Sometimes there’s nothing like leaving your desk behind, shoving some sensible hiking shoes into your backpack and heading out into the hills for a weekend in the wilderness. OK, so the actual camping bit isn’t quite so appealing – there’ll be plenty of time to spend zipped up in synthetic fabric when we’re in the morgue as far as I’m concerned – but the feeling of being amongst nature, with raw earth under your feet and genuinely visible stars over your head, is a balm for the soul.
Until, that is, you have to return to your office. Still slightly smelling of campfire, and haunted by the knowledge that the only bit of nature you’re likely to commune with during the working week comes in the form of a turd, sloppily laid outside the building by a springer spaniel with a dicky tummy, that you’ll inevitably step in during your lunch break.
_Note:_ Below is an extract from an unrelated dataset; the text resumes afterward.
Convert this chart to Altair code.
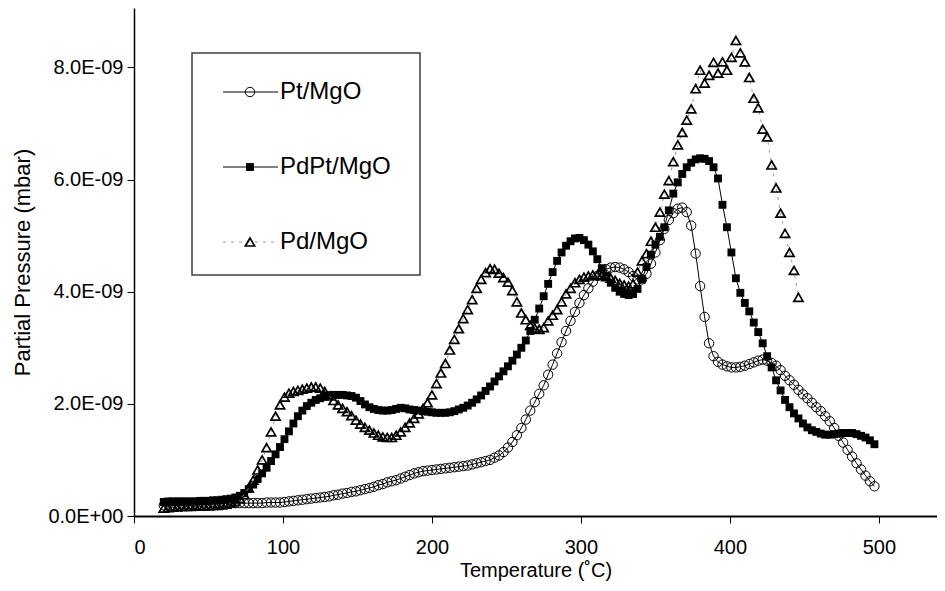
import altair as alt
import pandas as pd

# Temperature grid (deg C)
temps = [20, 23, 26, 29, 32, 35, 38, 41, 44, 47,
         50, 53, 56, 59, 62, 65, 68, 71, 74, 77,
         80, 83, 86, 89, 92, 95, 98, 101, 104, 107,
         110, 113, 116, 119, 122, 125, 128, 131, 134, 137,
         140, 143, 146, 149, 152, 155, 158, 161, 164, 167,
         170, 173, 176, 179, 182, 185, 188, 191, 194, 197,
         200, 203, 206, 209, 212, 215, 218, 221, 224, 227,
         230, 233, 236, 239, 242, 245, 248, 251, 254, 257,
         260, 263, 266, 269, 272, 275, 278, 281, 284, 287,
         290, 293, 296, 299, 302, 305, 308, 311, 314, 317,
         320, 323, 326, 329, 332, 335, 338, 341, 344, 347,
         350, 353, 356, 359, 362, 365, 368, 371, 374, 377,
         380, 383, 386, 389, 392, 395, 398, 401, 404, 407,
         410, 413, 416, 419, 422, 425, 428, 431, 434, 437,
         440, 443, 446, 449, 452, 455, 458, 461, 464, 467,
         470, 473, 476, 479, 482, 485, 488, 491, 494, 497]

# Partial pressure in units of 1E-09 mbar
pt_mgo = [0.19, 0.20, 0.20, 0.20, 0.21, 0.21, 0.21, 0.21, 0.22, 0.22,
          0.22, 0.22, 0.22, 0.22, 0.23, 0.23, 0.23, 0.23, 0.23, 0.23,
          0.23, 0.23, 0.23, 0.24, 0.24, 0.24, 0.24, 0.25, 0.26, 0.27,
          0.28, 0.29, 0.30, 0.31, 0.32, 0.33, 0.34, 0.35, 0.37, 0.38,
          0.40, 0.41, 0.43, 0.44, 0.46, 0.48, 0.50, 0.52, 0.55, 0.57,
          0.60, 0.62, 0.64, 0.67, 0.70, 0.73, 0.76, 0.78, 0.80, 0.81,
          0.82, 0.83, 0.84, 0.85, 0.86, 0.87, 0.88, 0.89, 0.90, 0.92,
          0.94, 0.96, 0.98, 1.00, 1.04, 1.08, 1.14, 1.22, 1.32, 1.44,
          1.57, 1.72, 1.88, 2.03, 2.18, 2.33, 2.52, 2.70, 2.90, 3.10,
          3.30, 3.48, 3.64, 3.80, 3.94, 4.06, 4.18, 4.28, 4.35, 4.40,
          4.43, 4.44, 4.43, 4.40, 4.35, 4.28, 4.22, 4.22, 4.32, 4.50,
          4.70, 4.92, 5.12, 5.28, 5.40, 5.48, 5.50, 5.42, 5.18, 4.68,
          4.10, 3.55, 3.08, 2.85, 2.75, 2.70, 2.67, 2.65, 2.65, 2.66,
          2.68, 2.71, 2.74, 2.77, 2.79, 2.77, 2.73, 2.68, 2.60, 2.50,
          2.42, 2.34, 2.25, 2.17, 2.10, 2.02, 1.94, 1.87, 1.78, 1.69,
          1.57, 1.43, 1.31, 1.18, 1.06, 0.94, 0.83, 0.72, 0.62, 0.53]

pdpt_mgo = [0.25, 0.26, 0.26, 0.26, 0.26, 0.26, 0.26, 0.26, 0.27, 0.27,
            0.27, 0.28, 0.28, 0.29, 0.30, 0.31, 0.33, 0.36, 0.41, 0.48,
            0.56, 0.66, 0.76, 0.86, 0.98, 1.10, 1.23, 1.37, 1.51, 1.65,
            1.78, 1.88, 1.96, 2.02, 2.07, 2.10, 2.13, 2.15, 2.16, 2.16,
            2.16, 2.15, 2.14, 2.11, 2.05, 1.99, 1.94, 1.91, 1.89, 1.88,
            1.88, 1.89, 1.91, 1.93, 1.92, 1.90, 1.89, 1.88, 1.87, 1.86,
            1.85, 1.84, 1.84, 1.84, 1.85, 1.87, 1.90, 1.93, 1.97, 2.02,
            2.08, 2.15, 2.23, 2.31, 2.40, 2.49, 2.58, 2.67, 2.77, 2.88,
            3.00, 3.13, 3.30, 3.50, 3.70, 3.92, 4.14, 4.35, 4.55, 4.70,
            4.82, 4.90, 4.95, 4.96, 4.92, 4.84, 4.72, 4.58, 4.42, 4.28,
            4.16, 4.07, 4.00, 3.96, 3.94, 3.96, 4.05, 4.22, 4.44, 4.66,
            4.84, 4.98, 5.15, 5.45, 5.75, 5.95, 6.10, 6.22, 6.30, 6.36,
            6.38, 6.37, 6.33, 6.22, 6.02, 5.55, 5.15, 4.70, 4.24, 3.98,
            3.80, 3.65, 3.45, 3.28, 3.08, 2.85, 2.65, 2.42, 2.24, 2.07,
            1.94, 1.83, 1.74, 1.65, 1.58, 1.53, 1.50, 1.47, 1.45, 1.45,
            1.46, 1.47, 1.48, 1.48, 1.48, 1.46, 1.43, 1.40, 1.35, 1.28]

pd_mgo = [0.14, 0.15, 0.16, 0.16, 0.17, 0.17, 0.17, 0.18, 0.18, 0.18,
          0.18, 0.19, 0.19, 0.20, 0.21, 0.23, 0.26, 0.31, 0.38, 0.50,
          0.64, 0.82, 1.00, 1.22, 1.50, 1.78, 1.98, 2.12, 2.19, 2.22,
          2.24, 2.26, 2.28, 2.30, 2.30, 2.28, 2.22, 2.14, 2.06, 1.98,
          1.92, 1.86, 1.79, 1.71, 1.64, 1.58, 1.53, 1.48, 1.44, 1.41,
          1.40, 1.40, 1.44, 1.50, 1.58, 1.66, 1.74, 1.82, 1.92, 2.02,
          2.16, 2.36, 2.55, 2.72, 2.96, 3.15, 3.34, 3.52, 3.68, 3.86,
          4.06, 4.22, 4.34, 4.41, 4.40, 4.33, 4.25, 4.17, 4.02, 3.82,
          3.62, 3.50, 3.40, 3.35, 3.33, 3.36, 3.48, 3.58, 3.68, 3.82,
          3.96, 4.06, 4.16, 4.22, 4.26, 4.28, 4.30, 4.30, 4.29, 4.27,
          4.24, 4.20, 4.15, 4.12, 4.10, 4.14, 4.35, 4.55, 4.68, 4.90,
          5.15, 5.42, 5.74, 5.98, 6.32, 6.62, 6.84, 7.06, 7.26, 7.62,
          7.95, 7.72, 7.86, 8.09, 7.90, 8.10, 7.95, 8.18, 8.48, 8.26,
          8.10, 7.82, 7.45, 7.28, 6.90, 6.76, 6.26, 5.85, 5.40, 5.04,
          4.70, 4.38, 3.90]

series_names = ["Pt/MgO", "PdPt/MgO", "Pd/MgO"]
tick_x = [0, 100, 200, 300, 400, 500]
tick_y = [0, 2e-9, 4e-9, 6e-9, 8e-9]

rows = []
for name, vals in zip(series_names, [pt_mgo, pdpt_mgo, pd_mgo]):
    for i, v in enumerate(vals):
        rows.append({"series": name, "T": temps[i], "P": v * 1e-9, "i": i})
df = pd.DataFrame(rows)

FONT = "Liberation Sans, Arial, Helvetica, sans-serif"

x_enc = alt.X("T:Q",
              scale=alt.Scale(domain=[0, 539], nice=False, zero=False),
              axis=alt.Axis(values=tick_x, title="Temperature (˚C)", grid=False,
                            format="d", labelPadding=14, titlePadding=3,
                            titleFontSize=20, domainWidth=2))
y_enc = alt.Y("P:Q",
              scale=alt.Scale(domain=[0, 9.06e-9], nice=False),
              axis=alt.Axis(values=tick_y, title="Partial Pressure (mbar)", grid=False,
                            labelExpr="datum.value == 0 ? '0.0E+00' : format(datum.value * 1e9, '.1f') + 'E-09'",
                            labelPadding=4, titlePadding=13, titleFontSize=22,
                            domainWidth=1.5))

base = alt.Chart(df)

def sub(name):
    return base.transform_filter(alt.datum.series == name)

CIRC = dict(shape="circle", filled=False, color="black", size=88, strokeWidth=1, opacity=1)
SQR = dict(shape="square", filled=True, color="black", size=62, opacity=1)
TRI = dict(shape="triangle-up", filled=False, color="black", size=85, strokeWidth=1.7, opacity=1)
PD_LINE = dict(color="#9a9a9a", strokeWidth=1, strokeDash=[3, 5])

pt_line = sub("Pt/MgO").mark_line(color="black", strokeWidth=1).encode(x=x_enc, y=y_enc, order="i:Q")
pt_pts = sub("Pt/MgO").mark_point(**CIRC).encode(x=x_enc, y=y_enc)
pdpt_line = sub("PdPt/MgO").mark_line(color="black", strokeWidth=1).encode(x=x_enc, y=y_enc, order="i:Q")
pdpt_pts = sub("PdPt/MgO").mark_point(**SQR).encode(x=x_enc, y=y_enc)
pd_line = sub("Pd/MgO").mark_line(**PD_LINE).encode(x=x_enc, y=y_enc, order="i:Q")
pd_pts = sub("Pd/MgO").mark_point(**TRI).encode(x=x_enc, y=y_enc)

# Legend box (pixel positions inside the plot area, whose top is at page y = 8)
one = pd.DataFrame({"k": [0]})
leg = alt.Chart(one)
leg_box = leg.mark_rect(fill="white", stroke="#404040", strokeWidth=1.5).encode(
    x=alt.value(58), x2=alt.value(286), y=alt.value(45), y2=alt.value(267))
row_y = [84, 159, 234]
leg_layers = []
leg_layers.append(leg.mark_rule(color="black", strokeWidth=1).encode(
    x=alt.value(89), x2=alt.value(144), y=alt.value(row_y[0])))
leg_layers.append(leg.mark_rule(color="black", strokeWidth=1).encode(
    x=alt.value(89), x2=alt.value(144), y=alt.value(row_y[1])))
leg_layers.append(leg.mark_rule(**PD_LINE).encode(
    x=alt.value(89), x2=alt.value(144), y=alt.value(row_y[2])))
leg_layers.append(leg.mark_point(**CIRC).encode(x=alt.value(116), y=alt.value(row_y[0])))
leg_layers.append(leg.mark_point(**SQR).encode(x=alt.value(116), y=alt.value(row_y[1])))
leg_layers.append(leg.mark_point(**TRI).encode(x=alt.value(116), y=alt.value(row_y[2])))
for name, yy in zip(series_names, row_y):
    leg_layers.append(leg.mark_text(align="left", baseline="middle", fontSize=24, font=FONT,
                                    color="black", text=name).encode(x=alt.value(146), y=alt.value(yy)))

chart = alt.layer(
    leg_box, pt_line, pt_pts, pdpt_line, pdpt_pts, pd_line, pd_pts, *leg_layers
).properties(
    width=803, height=508,
    padding={"left": 126, "top": 0, "right": 0, "bottom": 67},
    autosize=alt.AutoSizeParams(type="none"),
    background="white",
).configure_view(
    stroke=None
).configure_axis(
    labelFont=FONT, titleFont=FONT, labelFontSize=20, titleFontSize=20,
    titleFontWeight="normal", labelColor="black", titleColor="black",
    domainColor="black", tickColor="black", tickSize=7, tickWidth=1,
)

chart.save("out.html", embed_options={"renderer": "svg", "actions": False})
Sigh.
Clearly sonorous six-piece Toliesel have experienced this feeling many times after rambling through their native Oxfordshire, if the video for ‘Bones’ is anything to go by. In the clip (borrowed from an advert for some sort of fancy incense), a man with a beard so colossal it probably supports a comparable ecosystem to a small patch of woodland in itself, finds himself sinking into a blissful revelry as he recalls a recent camping trip. Chopping wood, gazing at waterfalls, marching around with a big old stick while probably pretending he’s Gandalf; our hero does the lot. Only his mic-ed up headset reminds us that it’s all just a fantasy, and he’s actually still in his office.
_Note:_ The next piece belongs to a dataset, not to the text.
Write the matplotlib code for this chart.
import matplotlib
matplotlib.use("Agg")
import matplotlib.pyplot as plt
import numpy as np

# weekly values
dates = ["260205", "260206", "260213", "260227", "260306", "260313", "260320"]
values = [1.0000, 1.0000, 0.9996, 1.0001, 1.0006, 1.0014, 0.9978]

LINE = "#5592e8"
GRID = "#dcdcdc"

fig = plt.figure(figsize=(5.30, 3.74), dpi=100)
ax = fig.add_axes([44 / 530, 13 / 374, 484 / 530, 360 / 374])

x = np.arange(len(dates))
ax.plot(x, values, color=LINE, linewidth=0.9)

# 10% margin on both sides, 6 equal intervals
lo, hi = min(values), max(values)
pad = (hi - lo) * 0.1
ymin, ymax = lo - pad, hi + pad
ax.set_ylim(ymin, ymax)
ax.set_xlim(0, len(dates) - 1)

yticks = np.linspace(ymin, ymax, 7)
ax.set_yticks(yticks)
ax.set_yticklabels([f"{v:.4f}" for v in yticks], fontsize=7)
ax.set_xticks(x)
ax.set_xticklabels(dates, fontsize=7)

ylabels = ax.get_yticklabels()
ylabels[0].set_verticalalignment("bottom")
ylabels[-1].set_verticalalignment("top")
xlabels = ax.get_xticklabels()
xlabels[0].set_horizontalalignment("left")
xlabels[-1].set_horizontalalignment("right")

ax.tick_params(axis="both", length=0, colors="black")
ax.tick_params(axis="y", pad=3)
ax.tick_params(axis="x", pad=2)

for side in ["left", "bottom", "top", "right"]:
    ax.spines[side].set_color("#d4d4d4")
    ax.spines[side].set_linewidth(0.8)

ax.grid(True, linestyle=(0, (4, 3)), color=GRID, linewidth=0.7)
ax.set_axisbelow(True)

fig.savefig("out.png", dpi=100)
Luckily, by building a small fire out of ‘Campfire Cologne’ on his office desk, he’s able to fool at least one of his senses that he’s still in the great outdoors. And to be honest he’ll probably be spending a lot more time there once the head of HR hears he’s been starting fires in the workplace. Ah well, it was worth it.
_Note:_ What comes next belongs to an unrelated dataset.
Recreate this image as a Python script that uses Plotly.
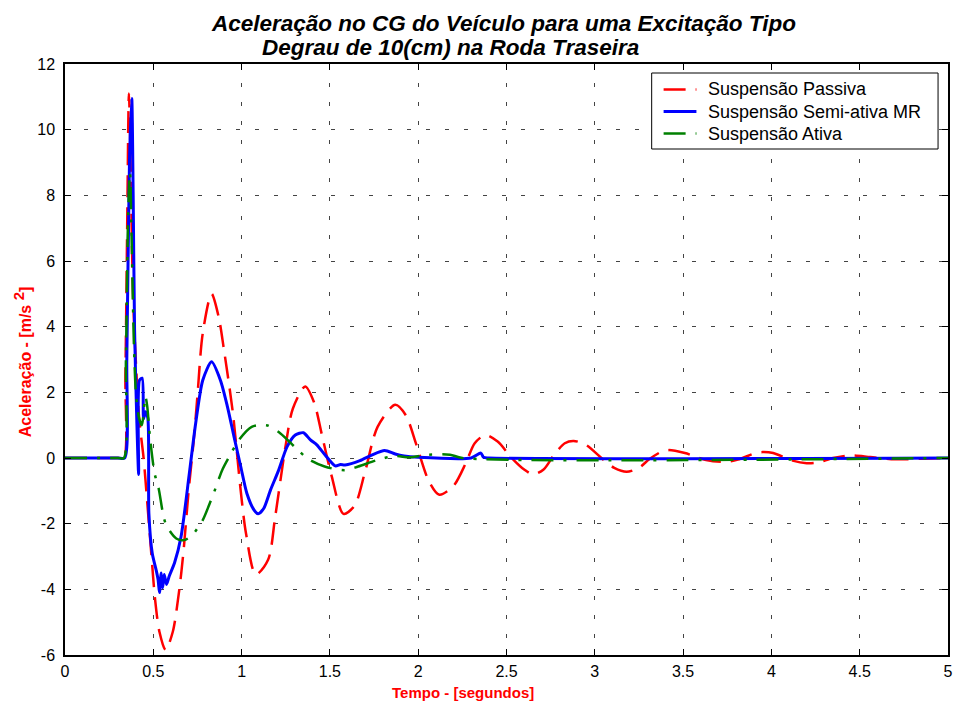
import plotly.graph_objects as go

# Tempo (s) e aceleração (m/s^2) no CG — suspensão passiva
t_passiva = [0.0, 0.30, 0.333, 0.342, 0.352, 0.362, 0.372, 0.385, 0.397, 0.42, 0.445,
             0.465, 0.49, 0.51, 0.535, 0.57, 0.61, 0.645, 0.67, 0.70, 0.73, 0.75, 0.78,
             0.83, 0.87, 0.90, 0.95, 0.995, 1.025, 1.08, 1.15, 1.19, 1.25, 1.29, 1.36,
             1.41, 1.455, 1.51, 1.577, 1.64, 1.70, 1.77, 1.87, 1.93, 1.99, 2.06, 2.12,
             2.20, 2.27, 2.32, 2.38, 2.45, 2.53, 2.60, 2.65, 2.71, 2.77, 2.83, 2.88,
             2.95, 3.05, 3.11, 3.18, 3.25, 3.31, 3.38, 3.42, 3.51, 3.63, 3.74, 3.81,
             3.91, 3.95, 4.01, 4.12, 4.20, 4.26, 4.35, 4.45, 4.56, 4.70, 4.85, 5.0]
a_passiva = [0.0, 0.0, 0.0, 2.5, 7.0, 11.1, 8.8, 5.0, 3.4, 1.2, 0.0,
             -1.3, -3.0, -4.3, -5.3, -5.85, -5.3, -4.1, -2.9, -1.0, 0.6, 1.9, 3.8,
             5.0, 4.3, 3.3, 1.4, -1.0, -2.3, -3.55, -3.1, -1.8, 0.4, 1.5, 2.18,
             1.7, 0.7, -0.55, -1.7, -1.45, -0.4, 0.95, 1.62, 1.3, 0.4, -0.7, -1.12,
             -0.85, -0.15, 0.45, 0.7, 0.5, 0.0, -0.35, -0.5, -0.35, 0.1, 0.45, 0.52,
             0.4, -0.06, -0.3, -0.42, -0.3, -0.03, 0.2, 0.24, 0.15, -0.06, -0.12, -0.05,
             0.15, 0.18, 0.15, -0.08, -0.16, -0.14, 0.0, 0.08, 0.03, -0.04, -0.02, 0.0]

# Suspensão semi-ativa MR
t_semiativa = [0.0, 0.30, 0.338, 0.35, 0.365, 0.378, 0.386, 0.394, 0.407, 0.417, 0.422,
               0.437, 0.445, 0.456, 0.469, 0.475, 0.494, 0.516, 0.527, 0.535, 0.545,
               0.553, 0.562, 0.575, 0.59, 0.62, 0.657, 0.704, 0.74, 0.78, 0.83, 0.88,
               0.92, 0.957, 0.995, 1.03, 1.07, 1.094, 1.126, 1.164, 1.21, 1.257, 1.304,
               1.35, 1.39, 1.426, 1.473, 1.53, 1.56, 1.586, 1.67, 1.736, 1.81, 1.87,
               1.92, 2.0, 2.30, 2.355, 2.37, 2.40, 5.0]
a_semiativa = [0.0, 0.0, 0.0, 3.0, 9.0, 10.95, 8.0, 3.9, 1.06, -0.5, 2.37,
               2.43, 1.2, 1.41, 1.21, -1.69, -2.9, -3.41, -3.7, -4.1, -3.5,
               -3.95, -3.55, -3.85, -3.6, -3.2, -2.4, -0.47, 1.06, 2.37, 2.93, 2.37,
               1.56, 0.65, -0.26, -1.08, -1.58, -1.7, -1.53, -0.97, -0.37, 0.34, 0.7,
               0.77, 0.55, 0.4, 0.09, -0.24, -0.2, -0.21, -0.08, 0.09, 0.23, 0.12,
               0.06, 0.02, 0.0, 0.15, 0.02, 0.0, 0.0]

# Suspensão ativa
t_ativa = [0.0, 0.30, 0.333, 0.345, 0.358, 0.368, 0.378, 0.39, 0.403, 0.42, 0.435,
           0.455, 0.465, 0.48, 0.507, 0.53, 0.57, 0.63, 0.675, 0.72, 0.78, 0.816,
           0.845, 0.89, 0.93, 0.985, 1.057, 1.14, 1.22, 1.31, 1.38, 1.47, 1.586,
           1.66, 1.77, 1.87, 1.95, 2.06, 2.18, 2.25, 5.0]
a_ativa = [0.0, 0.0, 0.0, 3.0, 7.5, 8.7, 6.5, 3.5, 1.87, 1.2, 1.0,
           1.87, 1.6, 0.7, -0.46, -0.92, -2.0, -2.45, -2.5, -2.35, -1.89, -1.43,
           -1.03, -0.37, 0.04, 0.55, 0.95, 1.0, 0.75, 0.29, -0.04, -0.26, -0.37,
           -0.26, -0.06, 0.06, 0.02, 0.1, 0.1, 0.0, 0.0]

x_ticks = [0, 0.5, 1, 1.5, 2, 2.5, 3, 3.5, 4, 4.5, 5]
y_ticks = [-6, -4, -2, 0, 2, 4, 6, 8, 10, 12]

series_names = ["Suspensão Passiva", "Suspensão Semi-ativa MR", "Suspensão Ativa"]
series_colors = ["#ff0000", "#0000ff", "#008000"]
series_dash = ["22px,10px", "solid", "22px,10px,3px,10px"]
series_width = [2.5, 3, 2.5]

FONT = "Liberation Sans, Arial, sans-serif"

fig = go.Figure()
for t, a, name, color, dash, w, sm in zip(
        [t_passiva, t_semiativa, t_ativa], [a_passiva, a_semiativa, a_ativa],
        series_names, series_colors, series_dash, series_width, [0.8, 0.7, 0.8]):
    fig.add_trace(go.Scatter(
        x=t, y=a, mode="lines", name=name, showlegend=False,
        line=dict(color=color, width=w, dash=dash, shape="spline", smoothing=sm),
    ))

axis_common = dict(
    showline=True, linecolor="black", linewidth=1.5, mirror="allticks",
    ticks="inside", ticklen=6, tickwidth=1, tickcolor="black",
    showgrid=True, gridcolor="#444444", griddash="4px,15px", gridwidth=1,
    zeroline=False, tickfont=dict(family=FONT, size=16, color="black"),
)

fig.update_xaxes(range=[0, 5], tickvals=x_ticks, ticktext=[f"{v:g}" for v in x_ticks],
                 ticklabelstandoff=1, **axis_common)
fig.update_yaxes(range=[-6, 12], tickvals=y_ticks, ticktext=[f"{v:g}" for v in y_ticks],
                 ticklabelstandoff=5, **axis_common)

# Plot-area geometry (pixels) used to place the boxed legend in paper units
L, R, T, B = 65, 953, 64, 655


def px(xp):
    return (xp - L) / (R - L)


def py(yp):
    return (B - yp) / (B - T)


shapes = [dict(type="rect", xref="paper", yref="paper",
               x0=px(655), x1=px(943), y0=py(149), y1=py(73),
               line=dict(color="black", width=1), fillcolor="white", layer="above")]
annotations = []
for i, (name, color, dash, w) in enumerate(zip(series_names, series_colors, series_dash, series_width)):
    yrow = 89.5 + 22 * i
    shapes.append(dict(type="line", xref="paper", yref="paper",
                       x0=px(667), x1=px(700), y0=py(yrow), y1=py(yrow),
                       line=dict(color=color, width=w, dash=dash), layer="above"))
    annotations.append(dict(text=name, xref="paper", yref="paper", x=px(710), y=py(yrow),
                            xanchor="left", yanchor="middle", showarrow=False,
                            font=dict(family=FONT, size=18, color="black")))

annotations += [
    dict(text="<b><i>Aceleração no CG do Veículo para uma Excitação Tipo</i></b>",
         xref="paper", yref="paper", x=px(506), y=py(24), xanchor="center", yanchor="middle",
         showarrow=False, font=dict(family=FONT, size=22.5, color="black")),
    dict(text="<b><i>Degrau de 10(cm) na Roda Traseira</i></b>",
         xref="paper", yref="paper", x=px(261), y=py(47), xanchor="left", yanchor="middle",
         showarrow=False, font=dict(family=FONT, size=22.5, color="black")),
    dict(text="<b>Tempo - [segundos]</b>",
         xref="paper", yref="paper", x=px(465), y=py(693), xanchor="center", yanchor="middle",
         showarrow=False, font=dict(family=FONT, size=15, color="#ff0000")),
    dict(text="<b>Aceleração - [m/s <sup><span style='font-size:15px'>2</span></sup>]</b>",
         xref="paper", yref="paper", x=px(22), y=py(362), xanchor="center", yanchor="middle",
         textangle=-90, showarrow=False, font=dict(family=FONT, size=16, color="#ff0000")),
]

fig.update_layout(
    width=959, height=704,
    margin=dict(l=L, r=959 - R, t=T, b=704 - B),
    paper_bgcolor="white", plot_bgcolor="white",
    font=dict(family=FONT, color="black"),
    showlegend=False,
    shapes=shapes,
    annotations=annotations,
)

fig.write_html("out.html")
Not having any Campfire Cologne to hand, it’s up to Toliesel to help whisk the mind away, which they do with enough aplomb that we’ll overlook the amount of repeated footage in the vid. They may be from Oxford, but the band’s toe-tappin’ alt-country rock is so Great American Outdoors it should probably only be listened to in a remote log cabin, using the talon of a bald eagle as a stylus. So stick it on, shut your eyes, and let yourself soar off into a cloudless sky forever. Or at least until your boss comes back from lunch.